John Spencer Bassett

John Spencer Bassett (1867 – 1928) was a professor at Duke University (then Trinity College) best known today for initiating the Bassett Affair in 1903.

Early life

Bassett was born to a poverty-stricken family in rural North Carolina in 1867. He entered Trinity College (now Duke University) in 1886, as a junior, graduating with an A.B. in history. He then received a Ph.D in history from Johns Hopkins University, under the direction of Herbert Baxter Adams.

The Bassett Affair

Bassett published an article in "South Atlantic Quarterly" entitled "Stirring Up the Fires of Race Antipathy" in October of 1903. In the article, he spoke about improving race relations and gave praise to numerous African Americans. Near the end of the article, he wrote "...Booker T. Washington [is] the greatest man, save General Lee, born in the South in a hundred years..." This led to an outpouring of anger from powerful Democratic Party leaders as well as the media and public. Many demanded that Bassett be fired and encouraged parents to take their children out of the university. Due to immense public pressure, Bassett offered his resignation if the Board of Trustees requested that he do so.
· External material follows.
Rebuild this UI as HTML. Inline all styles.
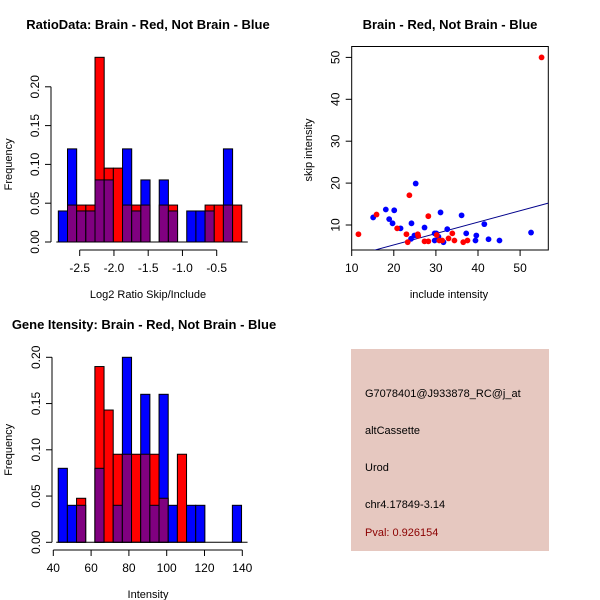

The Board of Trustees then held a meeting to decide the fate of Bassett. In the end, they voted 18-7 not to accept the resignation citing academic freedom. In their decision, they wrote, "We are particularly unwilling to lend ourselves to any tendency to destroy or limit academic liberty, a tendency which has, within recent years, manifested itself in some conspicuous instances, and which has created a feeling of uneasiness for the welfare of American colleges [...] We cannot lend countenance to the degrading notion that professors in American colleges have not an equal liberty of thought and speech with all other Americans." In 1905, President Theodore Roosevelt commended Trinity and Bassett's courageous stand for academic freedom while speaking to the university. He told the school, "You stand for Academic Freedom, for the right of private judgment, for a duty more incumbent upon the scholar than upon any other man, to tell the truth as he sees it, to claim for himself and to give to others the largest liberty in seeking after the truth."

Trivia

* A freshman residence hall on Duke's East Campus is named for Bassett.